Borrego's Famous Desert Flowers & Plants

Desert flowers may be found throughout the year in Anza-Borrego, but many desert visitors come to anticipate the wildflower season in spring, often beginning in February and extending into April. When winter gives us enough rain, and the temperatures are just right, Borrego’s desert landscape becomes absolutely vibrant. Springtime can be spectacular, attracting visitors from all over the world. From the flame-tipped wand of the Ocotillo that cast a red haze over the  valley, to bright bouquets of Brittlebush and gold-dripping Palo Verde trees, our valley flats are transformed into acres of fragrant, living color.

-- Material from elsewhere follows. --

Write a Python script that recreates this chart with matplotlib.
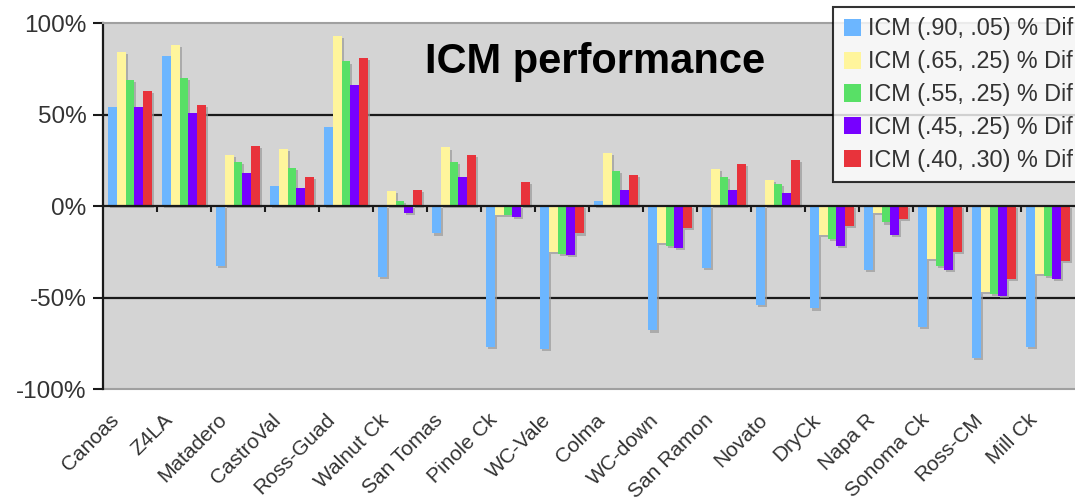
import matplotlib
matplotlib.use("Agg")
import matplotlib.pyplot as plt
import matplotlib.transforms as mtransforms
import matplotlib.patheffects as pe
import numpy as np

plt.rcParams['font.family'] = ['Liberation Sans', 'DejaVu Sans']

categories = ["Canoas", "Z4LA", "Matadero", "CastroVal", "Ross-Guad", "Walnut Ck",
              "San Tomas", "Pinole Ck", "WC-Vale", "Colma", "WC-down", "San Ramon",
              "Novato", "DryCk", "Napa R", "Sonoma Ck", "Ross-CM", "Mill Ck"]

icm_90_05 = [54, 82, -33, 11, 43, -39, -15, -77, -78, 3, -68, -34, -54, -56, -35, -66, -83, -77]
icm_65_25 = [84, 88, 28, 31, 93, 8, 32, -5, -25, 29, -20, 20, 14, -16, -4, -29, -47, -37]
icm_55_25 = [69, 70, 24, 21, 79, 3, 24, -5, -26, 19, -22, 16, 12, -18, -9, -33, -48, -38]
icm_45_25 = [54, 51, 18, 10, 66, -4, 16, -6, -27, 9, -23, 9, 7, -22, -16, -35, -49, -40]
icm_40_30 = [63, 55, 33, 16, 81, 9, 28, 13, -15, 17, -12, 23, 25, -11, -7, -25, -40, -30]

series = [icm_90_05, icm_65_25, icm_55_25, icm_45_25, icm_40_30]
labels = ["ICM (.90, .05) % Dif", "ICM (.65, .25) % Dif", "ICM (.55, .25) % Dif",
          "ICM (.45, .25) % Dif", "ICM (.40, .30) % Dif"]
colors = ["#6cb6ff", "#fff59c", "#58e066", "#7700ff", "#e8333b"]

yticks = [-100, -50, 0, 50, 100]
ytick_labels = ["-100%", "-50%", "0%", "50%", "100%"]

W, H = 1075, 504
fig = plt.figure(figsize=(W / 100, H / 100), dpi=100)
ax = fig.add_axes([103 / W, 1 - 389 / H, 972 / W, (389 - 23) / H])
ax.set_facecolor("#d4d4d4")

n = len(categories)
x = np.arange(n)
bw = 0.16
shadow = [pe.SimplePatchShadow(offset=(1.5, -1.5), shadow_rgbFace="#9a9a9a", alpha=0.7), pe.Normal()]
handles = []
for k, (vals, c, lab) in enumerate(zip(series, colors, labels)):
    b = ax.bar(x - 0.4 + bw * k + bw / 2, vals, width=bw, color=c, label=lab,
               zorder=3, linewidth=0)
    for p in b:
        p.set_path_effects(shadow)
    handles.append(b)

ax.set_xlim(-0.5, n - 0.5)
ax.set_ylim(-100, 100)

for yv in (50, -50):
    ax.axhline(yv, color="#1a1a1a", lw=1.6, zorder=1)

ax.spines['right'].set_visible(False)
ax.spines['top'].set_color("#a0a0a0")
ax.spines['top'].set_linewidth(1.5)
ax.spines['left'].set_color("#1a1a1a")
ax.spines['left'].set_linewidth(1.6)
ax.spines['bottom'].set_position(('data', 0))
ax.spines['bottom'].set_color("#1a1a1a")
ax.spines['bottom'].set_linewidth(1.6)
ax.spines['bottom'].set_zorder(4)
ax.axhline(-100, color="#a0a0a0", lw=1.5, zorder=1, clip_on=False)

ax.set_yticks(yticks)
ax.set_yticklabels(ytick_labels, fontsize=17.5, color="#333333")
ax.tick_params(axis='y', direction='out', length=7, width=1.5, color="#1a1a1a", pad=5)

ax.set_xticks(np.arange(0.5, n - 0.5, 1.0))
ax.set_xticklabels([])
ax.tick_params(axis='x', direction='out', length=4, width=1.5, color="#1a1a1a")

offset = mtransforms.ScaledTranslation(-14 / 100, -28 / 100, fig.dpi_scale_trans)
trans = mtransforms.blended_transform_factory(ax.transData, ax.transAxes) + offset
for i, cat in enumerate(categories):
    ax.text(i, 0, cat, transform=trans, rotation=45, rotation_mode='anchor',
            ha='right', va='center', fontsize=15, color="#333333", clip_on=False)

fig.text(595 / W, 1 - 73 / H, "ICM performance", ha='center', va='baseline',
         fontsize=30, fontweight='bold', color="black")

leg = fig.legend(handles=handles, labels=labels, loc='upper left',
                 bbox_to_anchor=(833 / W, 1 - 7 / H), bbox_transform=fig.transFigure,
                 fontsize=16.8, frameon=True, fancybox=False, borderaxespad=0,
                 handlelength=0.75, handleheight=0.75, handletextpad=0.3,
                 labelspacing=0.42, borderpad=0.45)
leg.get_frame().set_edgecolor("black")
leg.get_frame().set_linewidth(1.5)
for h in leg.legend_handles:
    h.set_path_effects([])
for t in leg.get_texts():
    t.set_color("#333333")

fig.savefig("out.png", dpi=100)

The Ocotillo grows to heights and density known only in this part of the world. The Ocotillo paints a stark contrast to the delicate annual wildflowers. Pink Sand Verbena, white Dune Evening Primrose, and golden Desert Sunflowers grow en masse over sandy dunes surrounding Borrego Springs. Lavender Phacelia and Apricot Mallow can be found rising out of rocky soil closer to the canyons. The single Desert Five-Spot, Ghost Flower, or Desert Lily when found in bloom can make an entire visit.

When will the flowers bloom from year to year? None of us knows for sure. Each year's bloom is unique in its variety, profusion, and timing.

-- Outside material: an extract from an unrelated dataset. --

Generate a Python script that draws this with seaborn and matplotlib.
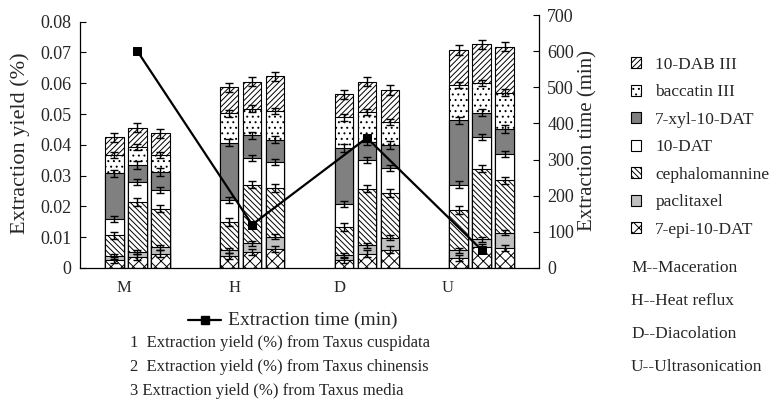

If your travels bring you to Borrego Springs during other seasons, you can still be surprised and thrilled by the abundant diversity of native plants. Desert dwellers and visitors alike marvel at what the desert can bring forth given our warm, dry climate. In late spring, cactus blossoms surprise visitors with their vibrant colors in contrast to spiny stems. Beavertail, Barrel, Prickly Pear, and many other cactus species can be found throughout the valley in both native and cultivated gardens. An April exploration along Palm Canyon Drive guarantees the magnificent sun-drenched yellow blossoms of the Palo Verde tree.

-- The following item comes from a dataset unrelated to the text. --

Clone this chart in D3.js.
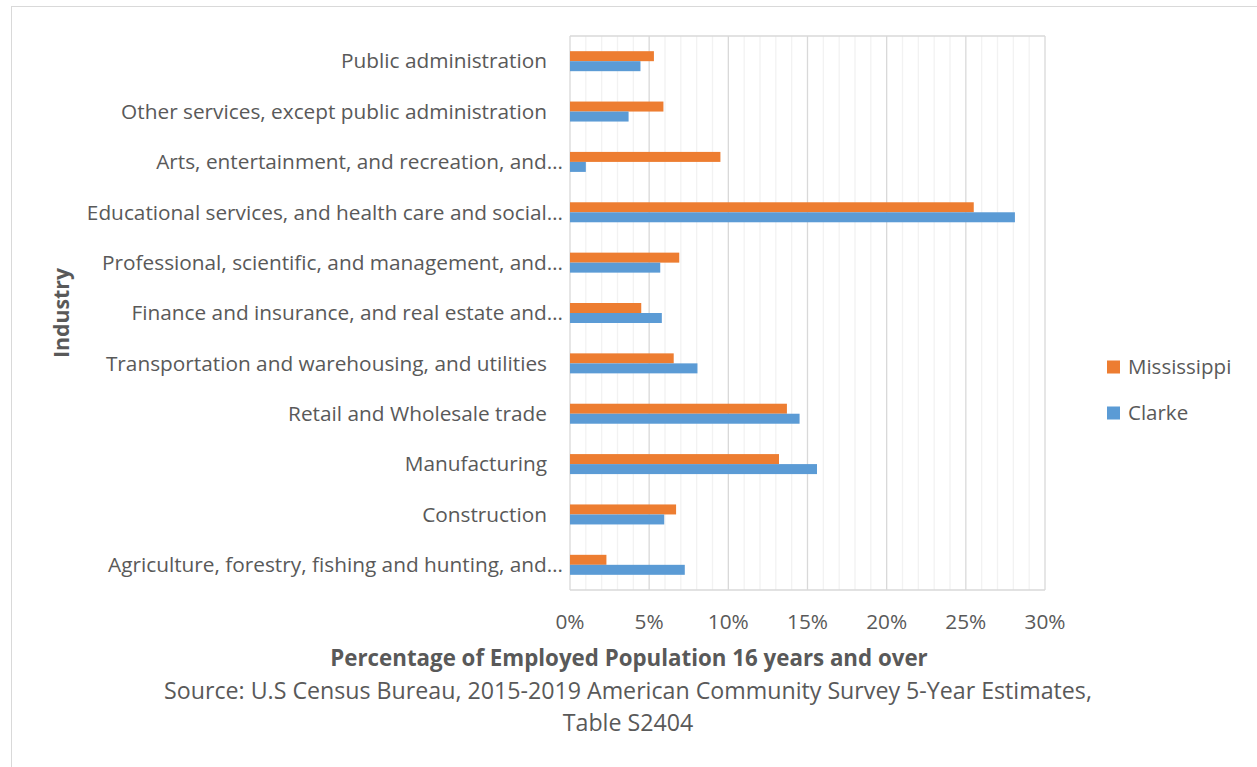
<!DOCTYPE html>
<html>
<head>
<meta charset="utf-8">
<script src="https://cdn.jsdelivr.net/npm/d3@7"></script>
<style>
  body { margin: 0; background: #fff; }
  text { font-family: "Open Sans", sans-serif; fill: #595959; }
</style>
</head>
<body>
<svg id="chart"></svg>
<script>
const width = 1257, height = 767;

// industries, bottom to top as drawn
const industries = [
  "Agriculture, forestry, fishing and hunting, and…",
  "Construction",
  "Manufacturing",
  "Retail and Wholesale trade",
  "Transportation and warehousing, and utilities",
  "Finance and insurance, and real estate and…",
  "Professional, scientific, and management, and…",
  "Educational services, and health care and social…",
  "Arts, entertainment, and recreation, and…",
  "Other services, except public administration",
  "Public administration"
];
const mississippi = [2.3, 6.7, 13.2, 13.7, 6.55, 4.5, 6.9, 25.5, 9.5, 5.9, 5.3];
const clarke      = [7.25, 5.95, 15.6, 14.5, 8.05, 5.8, 5.7, 28.1, 1.0, 3.7, 4.45];
const seriesNames = ["Mississippi", "Clarke"];
const seriesColors = ["#ed7d31", "#5b9bd5"];
const xTicks = [0, 5, 10, 15, 20, 25, 30];

const svg = d3.select("#chart").attr("width", width).attr("height", height);

// outer chart frame
svg.append("rect")
  .attr("x", 11.5).attr("y", 6.5)
  .attr("width", width + 10).attr("height", height + 10)
  .attr("fill", "none").attr("stroke", "#d9d9d9");

const plot = { left: 570, top: 36, right: 1045, bottom: 590 };

const x = d3.scaleLinear().domain([0, 30]).range([plot.left, plot.right]);
// top category first in the band scale
const y = d3.scaleBand()
  .domain(industries.slice().reverse())
  .range([plot.top, plot.bottom]);
const inner = d3.scaleBand().domain(seriesNames).range([0, 20]);

const g = svg.append("g");

// minor gridlines every 1%
g.selectAll(".minor")
  .data(d3.range(1, 30).filter(d => d % 5 !== 0))
  .join("line")
  .attr("x1", d => x(d)).attr("x2", d => x(d))
  .attr("y1", plot.top).attr("y2", plot.bottom)
  .attr("stroke", "#f2f2f2").attr("stroke-width", 1.3);

// major gridlines
g.selectAll(".major")
  .data(xTicks)
  .join("line")
  .attr("x1", d => x(d)).attr("x2", d => x(d))
  .attr("y1", plot.top).attr("y2", plot.bottom)
  .attr("stroke", "#d9d9d9").attr("stroke-width", 1.3);

// top and bottom border of the plot area
g.selectAll(".hborder")
  .data([plot.top, plot.bottom])
  .join("line")
  .attr("x1", plot.left).attr("x2", plot.right)
  .attr("y1", d => d).attr("y2", d => d)
  .attr("stroke", "#d9d9d9").attr("stroke-width", 1.3);

// bars
const rows = industries.map((name, i) => ({ name, values: [mississippi[i], clarke[i]] }));
const groups = g.selectAll(".cat")
  .data(rows)
  .join("g")
  .attr("transform", d => `translate(0,${y(d.name) + y.bandwidth() / 2 - 10})`);

groups.selectAll("rect")
  .data(d => d.values.map((v, k) => ({ v, k })))
  .join("rect")
  .attr("x", x(0))
  .attr("y", d => inner(seriesNames[d.k]))
  .attr("width", d => x(d.v) - x(0))
  .attr("height", inner.bandwidth())
  .attr("fill", d => seriesColors[d.k]);

// category labels (truncated ones run a bit further right, like Excel)
g.selectAll(".cat-label")
  .data(industries)
  .join("text")
  .attr("x", d => d.endsWith("…") ? 563 : 547)
  .attr("y", d => y(d) + y.bandwidth() / 2)
  .attr("dy", "0.35em")
  .attr("text-anchor", "end")
  .attr("font-size", 20.8)
  .text(d => d);

// x tick labels
g.selectAll(".tick-label")
  .data(xTicks)
  .join("text")
  .attr("x", d => x(d))
  .attr("y", 622)
  .attr("dy", "0.35em")
  .attr("text-anchor", "middle")
  .attr("font-size", 20.8)
  .text(d => d + "%");

// axis titles
svg.append("text")
  .attr("x", 629).attr("y", 658)
  .attr("dy", "0.35em")
  .attr("text-anchor", "middle")
  .attr("font-size", 22.3).attr("font-weight", "bold")
  .text("Percentage of Employed Population 16 years and over");

svg.append("text")
  .attr("transform", "translate(62,313) rotate(-90)")
  .attr("dy", "0.35em")
  .attr("text-anchor", "middle")
  .attr("font-size", 21.3).attr("font-weight", "bold")
  .text("Industry");

// source note
const source = ["Source: U.S Census Bureau, 2015-2019 American Community Survey 5-Year Estimates,", "Table S2404"];
svg.selectAll(".source")
  .data(source)
  .join("text")
  .attr("x", 628)
  .attr("y", (d, i) => 691 + i * 32)
  .attr("dy", "0.35em")
  .attr("text-anchor", "middle")
  .attr("font-size", 23.2)
  .text(d => d);

// legend
const legend = svg.selectAll(".legend")
  .data(seriesNames)
  .join("g")
  .attr("transform", (d, i) => `translate(1107,${367 + i * 46})`);
legend.append("rect")
  .attr("x", 0).attr("y", -6.5)
  .attr("width", 13).attr("height", 13)
  .attr("fill", (d, i) => seriesColors[i]);
legend.append("text")
  .attr("x", 21).attr("y", 0)
  .attr("dy", "0.35em")
  .attr("font-size", 20.5)
  .text(d => d);
</script>
</body>
</html>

Delights can be found in early summer. The ivory plume of Our Lord's Candle and the golden spear of the Desert Agave can be viewed at higher elevations along the highway in Culp Valley, where creamy clusters of Mohave Yucca blossoms stand out against huge boulders. The dark blue flowers of the Smoke Tree and their sweet fragrance, and the delicate orchid-like blossoms of the Desert Willow, await visitors taking an early morning or evening stroll in sandy desert washes. As days get shorter and the desert cools, yellow Chinchweed adorns sandy flats, while Ocotillo leaves cast their fall colors in and around Borrego Springs.

Additional information about desert flowers

You can check current flower conditions online or you can call the flower hotline at 760-767-4684. When you are in Borrego you can stop by the State Park Visitor Center at the west end of Palm Canyon Drive or The ABDNHA Borrego Desert Nature Center at 652 Palm Canyon Drive for free wildflower information.  Both ABDNHA and ABF have email lists you can sign up for that send out information when flowers are blooming.

Desert Gardens

The plants of the Anza-Borrego Desert have evolved to not only survive, but to flurish in the hot and dry climate.  You will see many examples of desert plants as you hike and explore the park, or you can go to the state park visitor center, where there is a garden of native plants, as well as a pup fish pond, on the surrounding grounds.  Another place to see interesting desert plants is the botanical garden being developed by ABDNHA, with a variety of desert plants from around the world.